**DIRECTIVE**
Set the listing down again in full, word for word, with the pictures left out.

**DATASET EXCERPT**
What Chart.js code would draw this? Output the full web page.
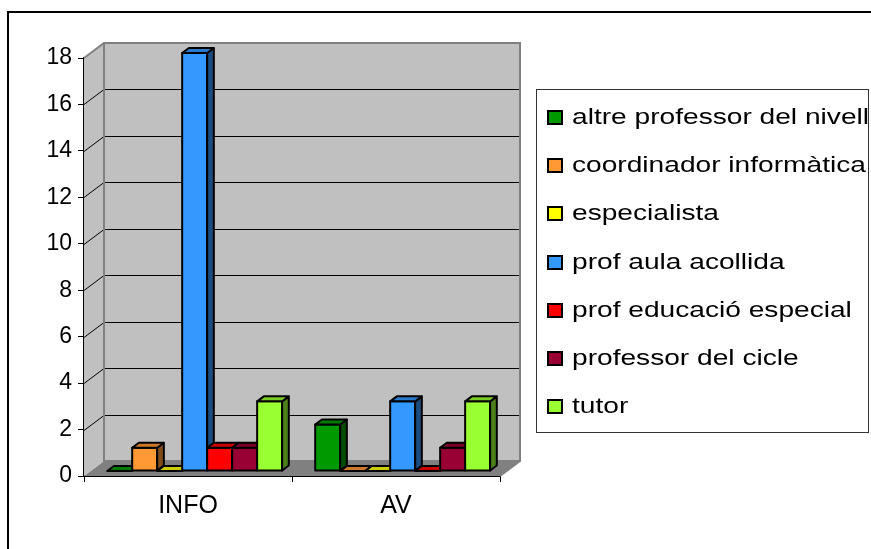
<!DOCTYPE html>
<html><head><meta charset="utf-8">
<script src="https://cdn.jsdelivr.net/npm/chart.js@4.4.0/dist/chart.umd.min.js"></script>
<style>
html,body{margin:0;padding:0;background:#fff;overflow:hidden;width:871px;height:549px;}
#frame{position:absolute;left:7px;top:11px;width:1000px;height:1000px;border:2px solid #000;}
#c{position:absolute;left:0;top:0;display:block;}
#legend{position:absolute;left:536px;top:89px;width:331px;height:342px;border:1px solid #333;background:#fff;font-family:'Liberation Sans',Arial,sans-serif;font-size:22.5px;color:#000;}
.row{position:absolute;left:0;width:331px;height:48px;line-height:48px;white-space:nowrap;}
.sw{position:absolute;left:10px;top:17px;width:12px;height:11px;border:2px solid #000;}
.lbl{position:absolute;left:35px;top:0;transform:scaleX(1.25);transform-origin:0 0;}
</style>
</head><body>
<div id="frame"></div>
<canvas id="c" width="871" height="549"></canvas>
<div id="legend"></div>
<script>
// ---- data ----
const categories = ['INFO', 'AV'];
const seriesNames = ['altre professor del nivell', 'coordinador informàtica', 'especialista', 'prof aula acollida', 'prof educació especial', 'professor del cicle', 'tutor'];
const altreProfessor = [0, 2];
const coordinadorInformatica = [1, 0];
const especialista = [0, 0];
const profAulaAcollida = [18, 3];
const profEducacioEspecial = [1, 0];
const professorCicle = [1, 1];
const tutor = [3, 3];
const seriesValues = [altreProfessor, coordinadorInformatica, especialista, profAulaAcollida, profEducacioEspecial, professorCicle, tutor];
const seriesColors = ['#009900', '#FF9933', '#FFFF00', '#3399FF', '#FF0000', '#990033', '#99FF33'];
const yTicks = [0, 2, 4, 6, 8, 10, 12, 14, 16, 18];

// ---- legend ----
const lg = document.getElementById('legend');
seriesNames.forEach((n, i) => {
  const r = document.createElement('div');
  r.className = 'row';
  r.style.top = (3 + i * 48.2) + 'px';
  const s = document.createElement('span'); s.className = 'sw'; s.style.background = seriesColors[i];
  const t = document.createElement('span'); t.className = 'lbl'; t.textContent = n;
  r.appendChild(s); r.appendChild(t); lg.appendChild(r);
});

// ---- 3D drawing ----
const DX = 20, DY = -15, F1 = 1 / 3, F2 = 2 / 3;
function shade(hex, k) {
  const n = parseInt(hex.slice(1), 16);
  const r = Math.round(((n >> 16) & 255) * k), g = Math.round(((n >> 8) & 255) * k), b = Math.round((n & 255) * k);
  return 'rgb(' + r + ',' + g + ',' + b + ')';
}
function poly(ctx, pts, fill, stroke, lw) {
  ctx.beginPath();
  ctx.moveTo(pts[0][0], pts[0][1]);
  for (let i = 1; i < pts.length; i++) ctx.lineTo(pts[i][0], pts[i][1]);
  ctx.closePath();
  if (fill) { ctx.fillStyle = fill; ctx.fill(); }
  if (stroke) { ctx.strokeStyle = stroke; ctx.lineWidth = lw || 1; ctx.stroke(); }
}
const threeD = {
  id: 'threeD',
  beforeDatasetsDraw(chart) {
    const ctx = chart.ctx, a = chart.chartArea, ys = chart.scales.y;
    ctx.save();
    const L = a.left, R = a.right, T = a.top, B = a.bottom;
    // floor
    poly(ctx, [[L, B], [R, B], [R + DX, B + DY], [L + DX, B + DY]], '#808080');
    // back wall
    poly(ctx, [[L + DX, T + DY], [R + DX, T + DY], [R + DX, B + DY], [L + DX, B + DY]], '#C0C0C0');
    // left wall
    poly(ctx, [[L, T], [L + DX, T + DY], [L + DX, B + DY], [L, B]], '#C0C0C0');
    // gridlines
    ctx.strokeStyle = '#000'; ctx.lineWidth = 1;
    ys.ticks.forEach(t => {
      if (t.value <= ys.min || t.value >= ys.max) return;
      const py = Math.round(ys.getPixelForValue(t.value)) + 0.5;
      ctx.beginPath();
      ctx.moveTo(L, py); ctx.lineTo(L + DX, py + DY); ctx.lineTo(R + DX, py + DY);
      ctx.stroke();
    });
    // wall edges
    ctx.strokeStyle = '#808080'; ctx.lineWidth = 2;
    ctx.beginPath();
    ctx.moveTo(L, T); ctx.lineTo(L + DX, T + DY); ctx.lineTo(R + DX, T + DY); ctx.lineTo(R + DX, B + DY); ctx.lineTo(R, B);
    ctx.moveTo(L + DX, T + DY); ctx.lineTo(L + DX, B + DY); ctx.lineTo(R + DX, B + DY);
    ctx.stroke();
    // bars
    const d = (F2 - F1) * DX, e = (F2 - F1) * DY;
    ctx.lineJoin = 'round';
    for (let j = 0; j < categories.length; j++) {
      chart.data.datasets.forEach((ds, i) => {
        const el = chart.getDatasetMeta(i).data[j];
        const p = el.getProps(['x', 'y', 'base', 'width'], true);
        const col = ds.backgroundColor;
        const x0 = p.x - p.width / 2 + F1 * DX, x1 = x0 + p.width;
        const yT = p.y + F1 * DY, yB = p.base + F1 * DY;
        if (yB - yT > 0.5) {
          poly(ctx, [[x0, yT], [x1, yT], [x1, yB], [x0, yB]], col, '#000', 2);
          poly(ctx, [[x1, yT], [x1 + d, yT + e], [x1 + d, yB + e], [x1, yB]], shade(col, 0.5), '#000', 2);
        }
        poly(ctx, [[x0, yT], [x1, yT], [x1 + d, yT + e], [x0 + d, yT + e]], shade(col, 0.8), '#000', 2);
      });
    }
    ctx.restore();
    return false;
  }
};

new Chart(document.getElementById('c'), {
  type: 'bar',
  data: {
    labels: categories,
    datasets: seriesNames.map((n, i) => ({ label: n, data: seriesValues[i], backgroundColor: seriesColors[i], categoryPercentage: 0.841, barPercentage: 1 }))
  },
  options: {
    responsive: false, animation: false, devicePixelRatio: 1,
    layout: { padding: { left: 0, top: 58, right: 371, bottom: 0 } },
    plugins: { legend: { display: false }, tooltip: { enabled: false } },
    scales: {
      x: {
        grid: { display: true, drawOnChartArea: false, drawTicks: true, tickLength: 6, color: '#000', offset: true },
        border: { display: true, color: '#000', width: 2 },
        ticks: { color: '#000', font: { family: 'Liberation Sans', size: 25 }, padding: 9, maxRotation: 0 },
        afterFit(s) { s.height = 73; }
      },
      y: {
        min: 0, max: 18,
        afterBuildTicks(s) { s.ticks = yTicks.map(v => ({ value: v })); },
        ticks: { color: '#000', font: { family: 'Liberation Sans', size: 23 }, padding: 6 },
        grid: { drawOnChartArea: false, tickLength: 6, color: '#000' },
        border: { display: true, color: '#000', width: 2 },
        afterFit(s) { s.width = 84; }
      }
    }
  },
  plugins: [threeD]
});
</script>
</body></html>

**SOLUTION TO THIS EXERCISE**
What Chart.js code would draw this? Output the full web page.
<!DOCTYPE html>
<html><head><meta charset="utf-8">
<script src="https://cdn.jsdelivr.net/npm/chart.js@4.4.0/dist/chart.umd.min.js"></script>
<style>
html,body{margin:0;padding:0;background:#fff;overflow:hidden;width:871px;height:549px;}
#frame{position:absolute;left:7px;top:11px;width:1000px;height:1000px;border:2px solid #000;}
#c{position:absolute;left:0;top:0;display:block;}
#legend{position:absolute;left:536px;top:89px;width:331px;height:342px;border:1px solid #333;background:#fff;font-family:'Liberation Sans',Arial,sans-serif;font-size:22.5px;color:#000;}
.row{position:absolute;left:0;width:331px;height:48px;line-height:48px;white-space:nowrap;}
.sw{position:absolute;left:10px;top:17px;width:12px;height:11px;border:2px solid #000;}
.lbl{position:absolute;left:35px;top:0;transform:scaleX(1.25);transform-origin:0 0;}
</style>
</head><body>
<div id="frame"></div>
<canvas id="c" width="871" height="549"></canvas>
<div id="legend"></div>
<script>
// ---- data ----
const categories = ['INFO', 'AV'];
const seriesNames = ['altre professor del nivell', 'coordinador informàtica', 'especialista', 'prof aula acollida', 'prof educació especial', 'professor del cicle', 'tutor'];
const altreProfessor = [0, 2];
const coordinadorInformatica = [1, 0];
const especialista = [0, 0];
const profAulaAcollida = [18, 3];
const profEducacioEspecial = [1, 0];
const professorCicle = [1, 1];
const tutor = [3, 3];
const seriesValues = [altreProfessor, coordinadorInformatica, especialista, profAulaAcollida, profEducacioEspecial, professorCicle, tutor];
const seriesColors = ['#009900', '#FF9933', '#FFFF00', '#3399FF', '#FF0000', '#990033', '#99FF33'];
const yTicks = [0, 2, 4, 6, 8, 10, 12, 14, 16, 18];

// ---- legend ----
const lg = document.getElementById('legend');
seriesNames.forEach((n, i) => {
  const r = document.createElement('div');
  r.className = 'row';
  r.style.top = (3 + i * 48.2) + 'px';
  const s = document.createElement('span'); s.className = 'sw'; s.style.background = seriesColors[i];
  const t = document.createElement('span'); t.className = 'lbl'; t.textContent = n;
  r.appendChild(s); r.appendChild(t); lg.appendChild(r);
});

// ---- 3D drawing ----
const DX = 20, DY = -15, F1 = 1 / 3, F2 = 2 / 3;
function shade(hex, k) {
  const n = parseInt(hex.slice(1), 16);
  const r = Math.round(((n >> 16) & 255) * k), g = Math.round(((n >> 8) & 255) * k), b = Math.round((n & 255) * k);
  return 'rgb(' + r + ',' + g + ',' + b + ')';
}
function poly(ctx, pts, fill, stroke, lw) {
  ctx.beginPath();
  ctx.moveTo(pts[0][0], pts[0][1]);
  for (let i = 1; i < pts.length; i++) ctx.lineTo(pts[i][0], pts[i][1]);
  ctx.closePath();
  if (fill) { ctx.fillStyle = fill; ctx.fill(); }
  if (stroke) { ctx.strokeStyle = stroke; ctx.lineWidth = lw || 1; ctx.stroke(); }
}
const threeD = {
  id: 'threeD',
  beforeDatasetsDraw(chart) {
    const ctx = chart.ctx, a = chart.chartArea, ys = chart.scales.y;
    ctx.save();
    const L = a.left, R = a.right, T = a.top, B = a.bottom;
    // floor
    poly(ctx, [[L, B], [R, B], [R + DX, B + DY], [L + DX, B + DY]], '#808080');
    // back wall
    poly(ctx, [[L + DX, T + DY], [R + DX, T + DY], [R + DX, B + DY], [L + DX, B + DY]], '#C0C0C0');
    // left wall
    poly(ctx, [[L, T], [L + DX, T + DY], [L + DX, B + DY], [L, B]], '#C0C0C0');
    // gridlines
    ctx.strokeStyle = '#000'; ctx.lineWidth = 1;
    ys.ticks.forEach(t => {
      if (t.value <= ys.min || t.value >= ys.max) return;
      const py = Math.round(ys.getPixelForValue(t.value)) + 0.5;
      ctx.beginPath();
      ctx.moveTo(L, py); ctx.lineTo(L + DX, py + DY); ctx.lineTo(R + DX, py + DY);
      ctx.stroke();
    });
    // wall edges
    ctx.strokeStyle = '#808080'; ctx.lineWidth = 2;
    ctx.beginPath();
    ctx.moveTo(L, T); ctx.lineTo(L + DX, T + DY); ctx.lineTo(R + DX, T + DY); ctx.lineTo(R + DX, B + DY); ctx.lineTo(R, B);
    ctx.moveTo(L + DX, T + DY); ctx.lineTo(L + DX, B + DY); ctx.lineTo(R + DX, B + DY);
    ctx.stroke();
    // bars
    const d = (F2 - F1) * DX, e = (F2 - F1) * DY;
    ctx.lineJoin = 'round';
    for (let j = 0; j < categories.length; j++) {
      chart.data.datasets.forEach((ds, i) => {
        const el = chart.getDatasetMeta(i).data[j];
        const p = el.getProps(['x', 'y', 'base', 'width'], true);
        const col = ds.backgroundColor;
        const x0 = p.x - p.width / 2 + F1 * DX, x1 = x0 + p.width;
        const yT = p.y + F1 * DY, yB = p.base + F1 * DY;
        if (yB - yT > 0.5) {
          poly(ctx, [[x0, yT], [x1, yT], [x1, yB], [x0, yB]], col, '#000', 2);
          poly(ctx, [[x1, yT], [x1 + d, yT + e], [x1 + d, yB + e], [x1, yB]], shade(col, 0.5), '#000', 2);
        }
        poly(ctx, [[x0, yT], [x1, yT], [x1 + d, yT + e], [x0 + d, yT + e]], shade(col, 0.8), '#000', 2);
      });
    }
    ctx.restore();
    return false;
  }
};

new Chart(document.getElementById('c'), {
  type: 'bar',
  data: {
    labels: categories,
    datasets: seriesNames.map((n, i) => ({ label: n, data: seriesValues[i], backgroundColor: seriesColors[i], categoryPercentage: 0.841, barPercentage: 1 }))
  },
  options: {
    responsive: false, animation: false, devicePixelRatio: 1,
    layout: { padding: { left: 0, top: 58, right: 371, bottom: 0 } },
    plugins: { legend: { display: false }, tooltip: { enabled: false } },
    scales: {
      x: {
        grid: { display: true, drawOnChartArea: false, drawTicks: true, tickLength: 6, color: '#000', offset: true },
        border: { display: true, color: '#000', width: 2 },
        ticks: { color: '#000', font: { family: 'Liberation Sans', size: 25 }, padding: 9, maxRotation: 0 },
        afterFit(s) { s.height = 73; }
      },
      y: {
        min: 0, max: 18,
        afterBuildTicks(s) { s.ticks = yTicks.map(v => ({ value: v })); },
        ticks: { color: '#000', font: { family: 'Liberation Sans', size: 23 }, padding: 6 },
        grid: { drawOnChartArea: false, tickLength: 6, color: '#000' },
        border: { display: true, color: '#000', width: 2 },
        afterFit(s) { s.width = 84; }
      }
    }
  },
  plugins: [threeD]
});
</script>
</body></html>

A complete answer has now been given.